A entrevista na CAE marcada. Estudo um pouco do assunto. Bobagem, ninguém quis saber sobre isso na argüição, a preocupação nunca é o teor técnico.

O relator é o senador Ney Suassuna. Um longo discurso só de elogios. No meio começa a falar de meu irmão, também elogiando. RamezTebet, com o bom humor que lhe era peculiar, pede a palavra. Concedida, questiona: “O candidato é ele ou o irmão?” Risada geral.

Tinha quinze ou vinte minutos para usar a palavra. Como não era bem da área, achei um gancho na visão de inovação de Schumpeter. Termino um pouco aliviado.

Um ex-suplente de senador, que havia acabado de assumir a posição devido a uma candidatura a cargo majoritário do titular, pede para se posicionar.

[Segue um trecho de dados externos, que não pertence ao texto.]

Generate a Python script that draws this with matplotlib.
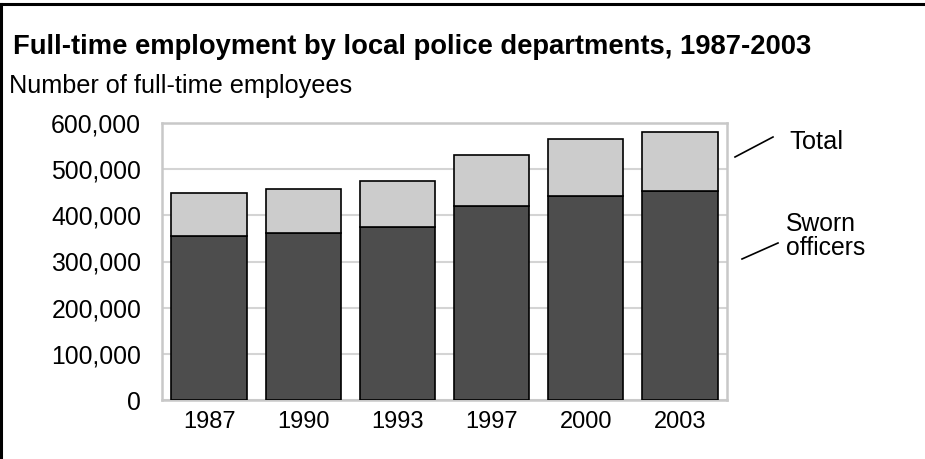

Começa com: “Gostei muito desse Chumpi, Chumpi, Chumpi...” Vendo o constrangimento, falo, Schumpeter. “Esse mesmo. Poderia me arrumar uma bibliografia dele.” Claro, respondo. Evidentemente, nunca mandei e ele nunca cobrou.

O único a fazer algum questionamento na área foi o Professor Suplicy. Era docente de Economia e queria saber mais de como aplicar a teoria que eu defendia. Acho que não fui muito convincente, mas ele me apoiaria de qualquer maneira, era da bancada governista.

A hora do almoço havia passado. Vendo o clima ameno, pergunto ao Presidente da Sessão se não era a hora de ingerirmos algumas proteínas. Novas risadas.

Como todos concordaram, encerra-se com o computo dos votos. Dois contrários, de Senadores do Espírito Santo, inconformados cm o veto que o CADE tinha dado à compra de uma fábrica de chocolates no Estado. Deixam claro que nada contra a minha pessoa.

Quinze dias ou um mês depois o Pleno do Senado aprova. Início de uma experiência enriquecedora. Que me permitiu ver com mais profundidade nosso setor produtivo. No exercício da função teve mais alguns causos que acho interessantes. Uma hora eu conto.